Esi Edugyan’s Man Booker shortlisted novel Half-Blood Blues is narrated by an African-American jazz musician from Baltimore. Through a mix of flashbacks and first-person narration, the story recounts the mysterious disappearance of a black German jazz musician – son of a French-African father and a German mother – against a backdrop of Nazi Germany and Nazi-occupied Paris. Ms. Edugyan is Canadian, and her book is a story of Americans in Europe, but her novel failed to interest U.S. publishers as a first draft.
Her agent in Toronto, Anne McDermid, said she shopped a first draft of the novel to “more than a few” American publishers 18 months ago, including HarperCollins, the American publisher that had first option to buy (Half-Blood Blues was published by Serpent’s Tail in Britain) but none of them bit. Ms. Edugyan was more fortunate in her native Canada, where the novel was published by Thomas Allen this month to positive reviews (even though, as the reviewer for Toronto’s Globe & Mail noted, “Canada exists far from the landscape of this novel.”)
American publishers proved willing to take a second look, however, after Ms. Edugyan’s novel was longlisted for the Man Booker Award, a British literary prize awarded to writers from the Commonwealth and Ireland. “It was when she was longlisted that we started a multiple submission,” Ms.
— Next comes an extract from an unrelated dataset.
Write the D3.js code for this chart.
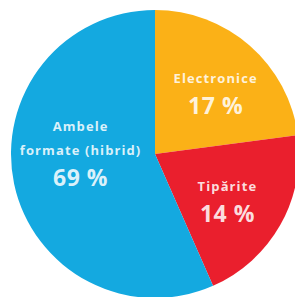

McDermid told The Observer. “We had it out with many, many people in New York.” When the book was then both shortlisted for the Man Booker and named as a finalist for the 2011 Scotiabank Giller Prize, a Canadian literary award, publishers suddenly proved eager to take a serious second look.
A deal to publish the book as a trade paperback with Picador was announced today. “I just got it last week and read it last weekend and fell in love with it completely,” said Frances Coady, the acquiring editor, who added that Ms. Edugyan had an “original and fresh voice.” Ms. Coady acquired the book in a pre-empt. “I just lucked out and managed to rush in there and get it,” she said.
“One of the things that influenced us was that the imprint committed to doing it very, very quickly,” said Ms. McDermid, saying that the book should be available in the U.S. by early next year and perhaps sooner. “Some of the bigger companies can’t move that fast.”